Dataset excerpt -
+ + +
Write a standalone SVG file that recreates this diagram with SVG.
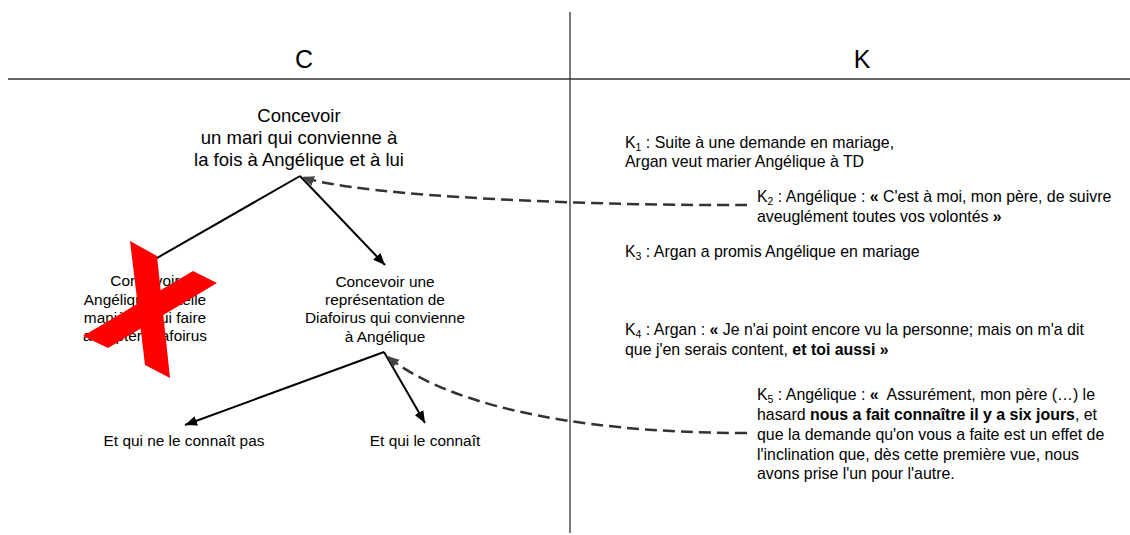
<svg xmlns="http://www.w3.org/2000/svg" width="1130" height="535" viewBox="0 0 1130 535">
<style>
text{font-family:"Liberation Sans",Arial,sans-serif;fill:#000}
.title{font-size:25px}
.top{font-size:18.5px;text-anchor:middle}
.node{font-size:15.4px;text-anchor:middle}
.leaf{font-size:15.4px;text-anchor:middle}
.k{font-size:15.9px}
.b{font-weight:bold}
.sub{font-size:10.5px}
.frame{stroke:#333;stroke-width:1.3;fill:none}
.solid{stroke:#000;stroke-width:2;fill:none}
.dash{stroke:#333;stroke-width:2.5;fill:none;stroke-dasharray:12 6}
</style>
<defs>
<marker id="ah" markerUnits="userSpaceOnUse" markerWidth="14" markerHeight="12" refX="12" refY="5" orient="auto">
<path d="M0,0 L12,5 L0,10 Z" fill="#000"/>
</marker>
<marker id="ahd" markerUnits="userSpaceOnUse" markerWidth="14" markerHeight="12" refX="12" refY="5" orient="auto">
<path d="M0,0 L12,5 L0,10 Z" fill="#444"/>
</marker>
</defs>
<rect width="1130" height="535" fill="#fff"/>
<g id="frame">
<line class="frame" x1="570" y1="12" x2="570" y2="533"/>
<line class="frame" x1="8" y1="79" x2="1130" y2="79" stroke-width="1.6"/>
<text class="title" x="304" y="68" text-anchor="middle">C</text>
<text class="title" x="862" y="68" text-anchor="middle">K</text>
</g>
<g id="connectors">
<line class="solid" x1="300" y1="176" x2="150" y2="262"/>
<line class="solid" x1="300" y1="176" x2="385" y2="265" marker-end="url(#ah)"/>
<line class="solid" x1="384" y1="352" x2="185" y2="425" marker-end="url(#ah)"/>
<line class="solid" x1="384" y1="352" x2="425" y2="423" marker-end="url(#ah)"/>
<path class="dash" d="M747,205 C600,206 360,197 302,177" marker-end="url(#ahd)"/>
<path class="dash" d="M747,433 C560,433 440,400 387,356" marker-end="url(#ahd)"/>
</g>
<g id="node-top">
<text class="top" x="299" y="122">Concevoir</text>
<text class="top" x="299" y="144">un mari qui convienne à</text>
<text class="top" x="299" y="166">la fois à Angélique et à lui</text>
</g>
<g id="node-left">
<text class="node" x="145" y="286">Concevoir</text>
<text class="node" x="145" y="305">Angélique de telle</text>
<text class="node" x="145" y="323">manière à lui faire</text>
<text class="node" x="145" y="341">accepter Diafoirus</text>
</g>
<g id="cross">
<polygon points="130,241 157,256 170,378 145,365" fill="#ff0000"/>
<polygon points="83,336 193,271 217,283 108,348" fill="#ff0000"/>
</g>
<g id="node-right">
<text class="node" x="385" y="287">Concevoir une</text>
<text class="node" x="385" y="305">représentation de</text>
<text class="node" x="385" y="323">Diafoirus qui convienne</text>
<text class="node" x="385" y="342">à Angélique</text>
</g>
<g id="leaf-1">
<text class="leaf" x="184" y="446">Et qui ne le connaît pas</text>
</g>
<g id="leaf-2">
<text class="leaf" x="425" y="446">Et qui le connaît</text>
</g>
<g id="k1">
<text class="k" x="625" y="148">K<tspan class="sub" dy="3">1</tspan><tspan dy="-3"> : Suite à une demande en mariage,</tspan></text>
<text class="k" x="625" y="167">Argan veut marier Angélique à TD</text>
</g>
<g id="k2">
<text class="k" x="757" y="202">K<tspan class="sub" dy="3">2</tspan><tspan dy="-3"> : Angélique : </tspan><tspan class="b">«</tspan> C'est à moi, mon père, de suivre</text>
<text class="k" x="757" y="222">aveuglément toutes vos volontés <tspan class="b">»</tspan></text>
</g>
<g id="k3">
<text class="k" x="625" y="257">K<tspan class="sub" dy="3">3</tspan><tspan dy="-3"> : Argan a promis Angélique en mariage</tspan></text>
</g>
<g id="k4">
<text class="k" x="625" y="335">K<tspan class="sub" dy="3">4</tspan><tspan dy="-3"> : Argan : </tspan><tspan class="b">«</tspan> Je n'ai point encore vu la personne; mais on m'a dit</text>
<text class="k" x="625" y="355">que j'en serais content, <tspan class="b">et toi aussi »</tspan></text>
</g>
<g id="k5">
<text class="k" x="757" y="400">K<tspan class="sub" dy="3">5</tspan><tspan dy="-3"> : Angélique : </tspan><tspan class="b">«</tspan>&#160; Assurément, mon père (…) le</text>
<text class="k" x="757" y="420">hasard <tspan class="b">nous a fait connaître il y a six jours</tspan>, et</text>
<text class="k" x="757" y="440">que la demande qu'on vous a faite est un effet de</text>
<text class="k" x="757" y="460">l'inclination que, dès cette première vue, nous</text>
<text class="k" x="757" y="479">avons prise l'un pour l'autre.</text>
</g>
</svg>
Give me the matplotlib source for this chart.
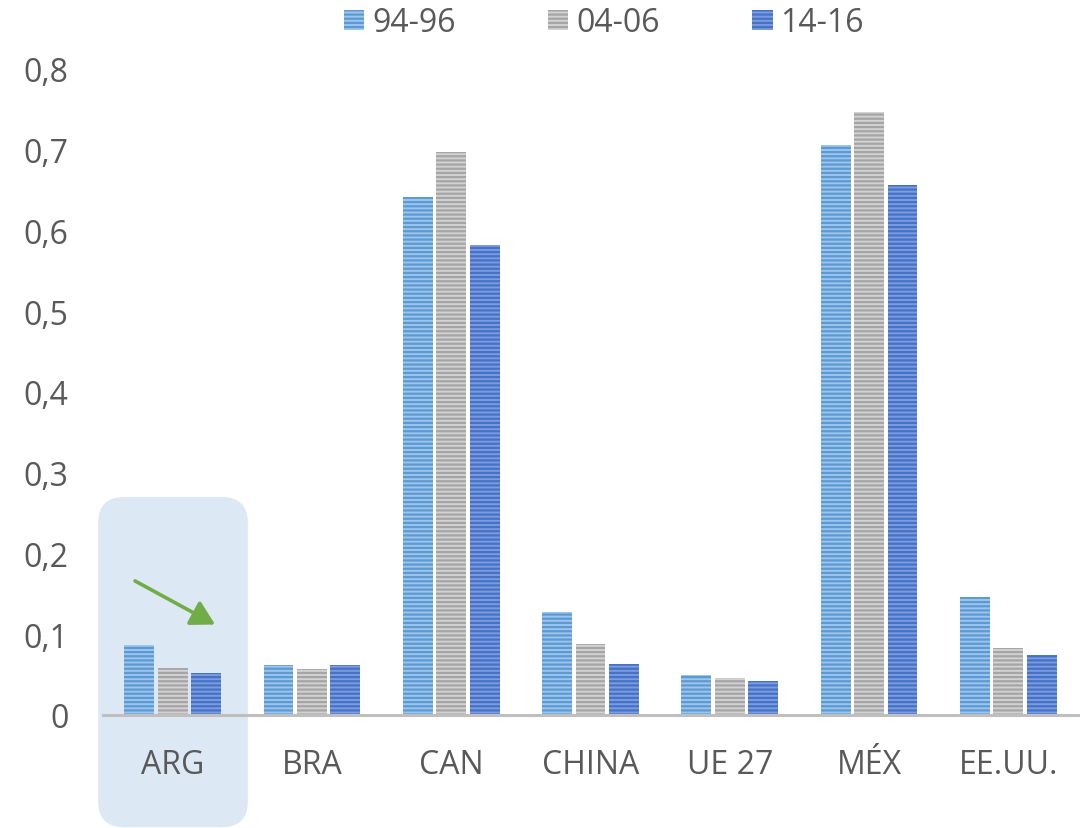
import matplotlib
matplotlib.use("Agg")
import matplotlib.pyplot as plt
import numpy as np
from matplotlib.patches import FancyBboxPatch, FancyArrowPatch
from matplotlib.ticker import FixedLocator

categories = ["ARG", "BRA", "CAN", "CHINA", "UE 27", "MÉX", "EE.UU."]
series_names = ["94-96", "04-06", "14-16"]
v_9496 = [0.087, 0.062, 0.641, 0.128, 0.050, 0.706, 0.146]
v_0406 = [0.058, 0.057, 0.697, 0.088, 0.046, 0.747, 0.083]
v_1416 = [0.052, 0.062, 0.582, 0.063, 0.042, 0.656, 0.074]
y_ticks = [0, 0.1, 0.2, 0.3, 0.4, 0.5, 0.6, 0.7, 0.8]
y_tick_labels = ["0", "0,1", "0,2", "0,3", "0,4", "0,5", "0,6", "0,7", "0,8"]

face_colors = ["#9fc5ea", "#d2d2d2", "#7d9be0"]
stripe_colors = ["#5b9bd5", "#a5a5a5", "#4472c4"]

plt.rcParams['font.family'] = ['Open Sans', 'DejaVu Sans']
plt.rcParams['hatch.linewidth'] = 1.6

FS = 23

fig = plt.figure(figsize=(10.91, 8.29), dpi=100)
ax = fig.add_axes([103/1091, 1-716/829, (1078-103)/1091, (716-70)/829])
ax.patch.set_alpha(0)

x = np.arange(len(categories))
width = 0.215
step = 0.24
handles = []
for i, vals in enumerate([v_9496, v_0406, v_1416]):
    pos = x + (i - 1) * step
    bars = ax.bar(pos, vals, width, color=face_colors[i], edgecolor=stripe_colors[i],
                  linewidth=0, hatch='----', zorder=3, label=series_names[i])
    handles.append(bars)

ax.set_xlim(-0.5, len(categories) - 0.5)
ax.set_ylim(0, 0.8)
for s in ["top", "right", "left"]:
    ax.spines[s].set_visible(False)
ax.spines["bottom"].set_color("#bfbfbf")
ax.spines["bottom"].set_linewidth(2.2)
ax.spines["bottom"].set_zorder(4)

ax.yaxis.set_major_locator(FixedLocator(y_ticks))
ax.set_yticklabels(y_tick_labels)
ax.set_xticks(x)
ax.set_xticklabels(categories)
ax.tick_params(axis='y', length=0, pad=25, labelsize=FS, labelcolor="#595959")
ax.tick_params(axis='x', length=0, pad=24, labelsize=FS, labelcolor="#595959")

# highlight box around ARG (drawn in pixel space for round corners)
fig.canvas.draw()
p0 = ax.transData.transform((-0.535, 0.27))
p1 = ax.transData.transform((0.54, -0.139))
hl = FancyBboxPatch((p0[0], p1[1]), p1[0] - p0[0], p0[1] - p1[1],
                    boxstyle="round,pad=0,rounding_size=26",
                    transform=None, facecolor="#dde8f5", edgecolor="none",
                    zorder=-1)
fig.patches.append(hl)

arrow = FancyArrowPatch((-0.27, 0.166), (0.305, 0.112), arrowstyle="-|>,head_length=8,head_width=4.5",
                        mutation_scale=1.8, color="#70ad47", linewidth=2.6, zorder=5,
                        shrinkA=0, shrinkB=0)
ax.add_patch(arrow)

leg = fig.legend(handles=handles, labels=series_names, loc="upper center",
                 bbox_to_anchor=(604/1091, 1.026), ncol=3, frameon=False,
                 fontsize=FS, handlelength=0.63, handleheight=0.63,
                 handletextpad=0.25, columnspacing=2.9)
for t in leg.get_texts():
    t.set_color("#595959")

fig.savefig("out.png", dpi=100)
+ + +
Directive - Beginning with the line above that contains "Give me the matplotlib source for this chart." and finishing with the line that contains "from matplotlib.ticker import FixedLocator", print those lines exactly and only. Skip all pictures.

Answer to this task -
Give me the matplotlib source for this chart.
import matplotlib
matplotlib.use("Agg")
import matplotlib.pyplot as plt
import numpy as np
from matplotlib.patches import FancyBboxPatch, FancyArrowPatch
from matplotlib.ticker import FixedLocator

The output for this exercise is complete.